How well do you remember your high school biology and taxonomy? Ever heard “King Phyl Came Over For Good Spaghetti? That’s a handy pneumonic for taxonomy – the classification of all forms of life. Kingdom, Phylum, Class, Order, Family, Genus and Species. You don’t need to know too much about taxonomy to understand that when we talk of species roses, we are referring to wild roses that have developed on their own without help from us humans, and within the genus Rosa.
There are an estimated 150 – 200 types of wild roses in the world, some supposedly having been around for more than 30 million years. All are native to the northern hemisphere and can be conveniently divided into the geographically defined areas where they are found growing wild – Europe, Asia, the Middle East and America. All, in their natural habitat, will reproduce true-to-type from seeds when pollinated by themselves or others of the same species.
Wild roses are generally grouped by leaf type, hips and arrangement of the styles (the filament that receives pollen and takes it to the ovary.) They generally have simple flowers composed of five petals with a mass of stamens in the center. They produce decorative hips, and generous foliage; some are even evergreen. Many have unusual and beautiful prickles. Fragrance is rare among species roses with some exceptions.
Species roses range in size from low growing, trailing varieties not more than a foot tall, to stiff upright shrub forms to enormous climbers that can reach more than sixty feet. They tend to be vigorous and robust, and rarely suffer much from fungal diseases. They are tough landscape plants and are useful in spots where more delicate roses might fail – sites in blazing sun, dry city gardens, and hot spots near paving, or in poor soil.
One of the most common species rose found in today’s gardens is the Lady Banks rose, Rosa banksiae banksiae (yes, that is the proper name), with an ARS rating of 9.4. This rose exemplifies the health and vigor of this group of roses with its abundant, shiny, disease free foliage, nearly thorn less canes, and abundant bloom. It is probably the most carefree rose you can grow. It is also one of the few species roses that are fragrant. There is also a yellow variety, R. banksiae lutea.
R. filipes ‘Kiftsgate’ is a stunning rose in every season. It is covered with light green shiny foliage spring through fall, and in late May is a solid wall of small white blooms with bright golden stamens. After blooming, it develops small round hips that the birds love. It never has a spot of disease and really deserves the ARS rating of 8.8.
‘Canary Bird’ is a clone of R. xanthina and is festooned with delicate bright yellow blooms along the canes framed by very small, nicely textured leaves. This plant is generally healthy and does reasonably well in a shady location. There is no ARS rating at this time.
R. foetida ‘Bicolor’, otherwise known as ‘Austrian Copper’ is a pretty bicolor rose (ARS rating 7.7). The vivid colors are unusual for species roses. Like many of the species roses, it does spread rapidly, a consideration when choosing a planting site.
Creamy-white, wonderfully fragrant flowers in loose clusters are the hallmarks of R. moschata, (or Musk rose).
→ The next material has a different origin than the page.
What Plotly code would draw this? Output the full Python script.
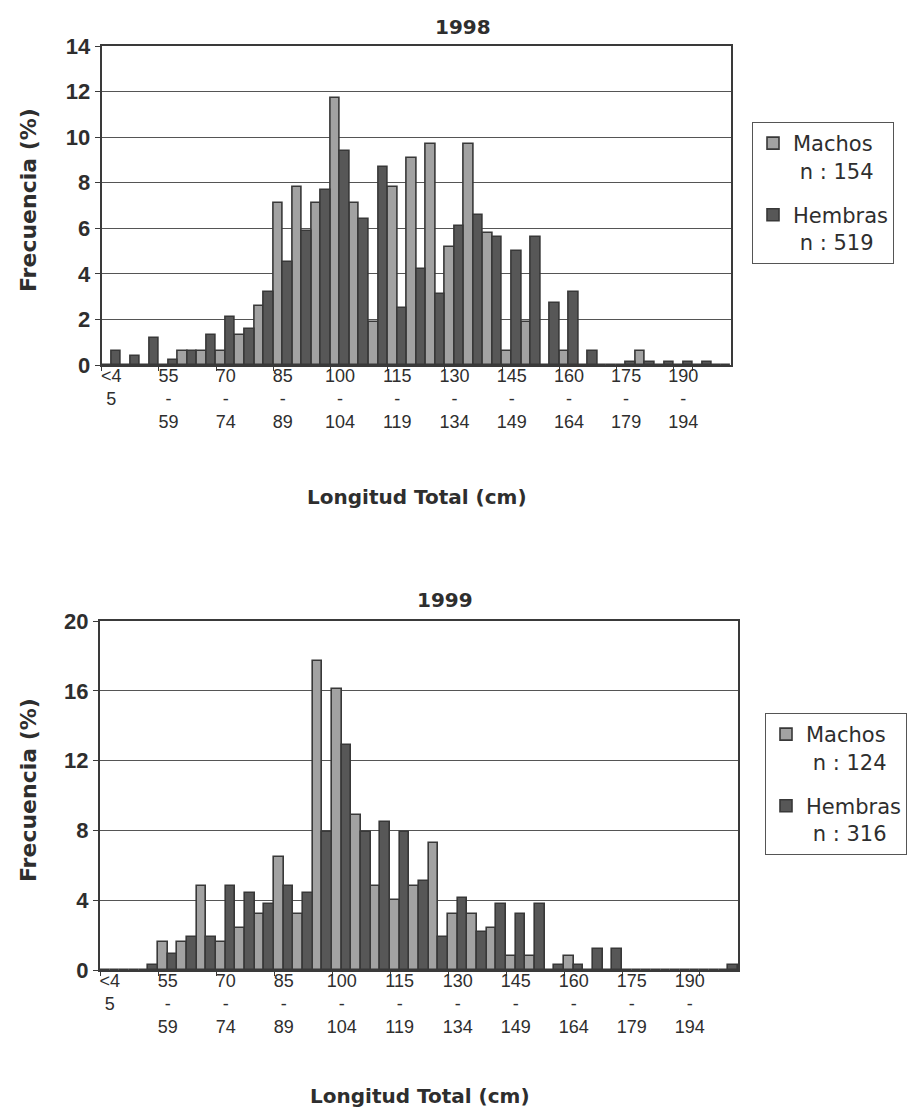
import plotly.graph_objects as go

# ---------------- data ----------------
categories = ["<45", "45-49", "50-54", "55-59", "60-64", "65-69", "70-74", "75-79",
              "80-84", "85-89", "90-94", "95-99", "100-104", "105-109", "110-114",
              "115-119", "120-124", "125-129", "130-134", "135-139", "140-144",
              "145-149", "150-154", "155-159", "160-164", "165-169", "170-174",
              "175-179", "180-184", "185-189", "190-194", "195-199", ">200"]

tick_cats = ["<45", "55-59", "70-74", "85-89", "100-104", "115-119", "130-134",
             "145-149", "160-164", "175-179", "190-194"]
tick_text = ["&lt;4<br>5", "55<br>-<br>59", "70<br>-<br>74", "85<br>-<br>89",
             "100<br>-<br>104", "115<br>-<br>119", "130<br>-<br>134", "145<br>-<br>149",
             "160<br>-<br>164", "175<br>-<br>179", "190<br>-<br>194"]

machos_1998 = [0, 0, 0, 0, 0.6, 0.6, 0.6, 1.3, 2.6, 7.1, 7.8, 7.1, 11.7, 7.1, 1.9, 7.8,
               9.1, 9.7, 5.2, 9.7, 5.8, 0.6, 1.9, 0, 0.6, 0, 0, 0, 0.6, 0, 0, 0, 0]
hembras_1998 = [0.6, 0.4, 1.2, 0.2, 0.6, 1.3, 2.1, 1.6, 3.2, 4.5, 5.9, 7.7, 9.4, 6.4, 8.7, 2.5,
                4.2, 3.1, 6.1, 6.6, 5.6, 5.0, 5.6, 2.7, 3.2, 0.6, 0, 0.15, 0.15, 0.15, 0.15, 0.15, 0]

machos_1999 = [0, 0, 0, 1.6, 1.6, 4.8, 1.6, 2.4, 3.2, 6.5, 3.2, 17.7, 16.1, 8.9, 4.8, 4.0,
               4.8, 7.3, 3.2, 3.2, 2.4, 0.8, 0.8, 0, 0.8, 0, 0, 0, 0, 0, 0, 0, 0]
hembras_1999 = [0, 0, 0.3, 0.9, 1.9, 1.9, 4.8, 4.4, 3.8, 4.8, 4.4, 7.9, 12.9, 7.9, 8.5, 7.9,
                5.1, 1.9, 4.1, 2.2, 3.8, 3.2, 3.8, 0.3, 0.3, 1.2, 1.2, 0, 0, 0, 0, 0, 0.3]

n_1998 = {"Machos": 154, "Hembras": 519}
n_1999 = {"Machos": 124, "Hembras": 316}

# ---------------- styles ----------------
W, H = 907, 1116
LIGHT = "#a2a2a2"
DARK = "#575757"
EDGE = "#383838"
TXT = "#2e2e2e"
FONT = "Liberation Sans, Arial, sans-serif"
WIDE = "DejaVu Sans, Liberation Sans, sans-serif"


def px_x(v):
    return v / W


def px_y(v):
    return 1 - v / H


fig = go.Figure()

for name, vals, col, ax, lg, nmap in [
    ("Machos", machos_1998, LIGHT, ("x", "y"), "legend", n_1998),
    ("Hembras", hembras_1998, DARK, ("x", "y"), "legend", n_1998),
    ("Machos", machos_1999, LIGHT, ("x2", "y2"), "legend2", n_1999),
    ("Hembras", hembras_1999, DARK, ("x2", "y2"), "legend2", n_1999),
]:
    fig.add_trace(go.Bar(
        x=categories, y=vals,
        name=f"{name}<br>&nbsp;n : {nmap[name]}",
        marker=dict(color=col, line=dict(color=EDGE, width=1.6)),
        xaxis=ax[0], yaxis=ax[1], legend=lg, legendgroup=name + lg,
        hoverinfo="x+y",
    ))

xcommon = dict(
    type="category", categoryorder="array", categoryarray=categories,
    tickmode="array", tickvals=tick_cats, ticktext=tick_text,
    tickfont=dict(family=FONT, size=18, color=TXT),
    showline=True, linecolor="#3a3a3a", linewidth=2, mirror=True,
    ticks="outside", ticklen=4, tickcolor="#3a3a3a", tickson="boundaries",
    ticklabelstandoff=-7,
    showgrid=False, zeroline=False, tickangle=0, automargin=False,
)
ycommon = dict(
    tickfont=dict(family=FONT, size=22, color=TXT, weight="bold"),
    showline=True, linecolor="#3a3a3a", linewidth=2, mirror=True,
    ticks="outside", ticklen=5, tickcolor="#3a3a3a",
    showgrid=True, gridcolor="#555555", gridwidth=1, zeroline=False, automargin=False,
)

fig.update_layout(
    width=W, height=H, autosize=False,
    margin=dict(l=0, r=0, t=0, b=0, autoexpand=False),
    paper_bgcolor="white", plot_bgcolor="white",
    barmode="group", bargap=0, bargroupgap=0,
    xaxis=dict(domain=[px_x(101.7), px_x(731)], anchor="y", **xcommon),
    yaxis=dict(domain=[px_y(365), px_y(46)], anchor="x", range=[0, 14], dtick=2, **ycommon),
    xaxis2=dict(domain=[px_x(100), px_x(738)], anchor="y2", **xcommon),
    yaxis2=dict(domain=[px_y(970), px_y(621)], anchor="x2", range=[0, 20], dtick=4, **ycommon),
    legend=dict(x=px_x(752), y=px_y(122), xanchor="left", yanchor="top",
                bordercolor="#555555", borderwidth=1, bgcolor="white",
                font=dict(family=WIDE, size=21, color=TXT), traceorder="grouped",
                tracegroupgap=14, valign="top"),
    legend2=dict(x=px_x(765), y=px_y(713), xanchor="left", yanchor="top",
                 bordercolor="#555555", borderwidth=1, bgcolor="white",
                 font=dict(family=WIDE, size=21, color=TXT), traceorder="grouped",
                 tracegroupgap=14, valign="top"),
    showlegend=True,
)

title_font = dict(family=WIDE, size=20, color=TXT, weight="bold")
annots = [
    dict(text="1998", x=px_x(463), y=px_y(27)),
    dict(text="1999", x=px_x(445), y=px_y(600)),
    dict(text="Longitud Total (cm)", x=px_x(417), y=px_y(497)),
    dict(text="Longitud Total (cm)", x=px_x(420), y=px_y(1096)),
    dict(text="Frecuencia (%)", x=px_x(28), y=px_y(200), textangle=-90,
         font=dict(family=WIDE, size=22, color=TXT, weight="bold")),
    dict(text="Frecuencia (%)", x=px_x(28), y=px_y(790), textangle=-90,
         font=dict(family=WIDE, size=22, color=TXT, weight="bold")),
]
for a in annots:
    a.setdefault("font", title_font)
    fig.add_annotation(xref="paper", yref="paper", showarrow=False,
                       xanchor="center", yanchor="middle", **a)

fig.write_html("out.html", config={"displayModeBar": False},
               post_script="document.body.style.margin='0';")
This ancient rose is a low growing climber with grayish-green foliage that’s resistant to mildew and blackspot and stems with relatively few thorns.
R. gallica verisicolor, otherwise known as Rosa mundi, (ARS rating 9.0) is a beauty when in bloom with the multicolored, red and white to peppermint pink blooms. It is has a fuller flower than most species and is lightly fragrant. It does seem to suffer a bit with powdery mildew.
The Cherokee rose, R. laevigata (ARS rating 8.6), is a climbing rose that can reach 30 feet or more. The three evergreen leaflets are lance shaped, and bears large, fragrant white flowers that are up to four inches, and bright orange-red hips.
If you have some space in your garden for a plant to put on a flower show once a year, remain healthy and display colorful hips, then consider one of the species roses.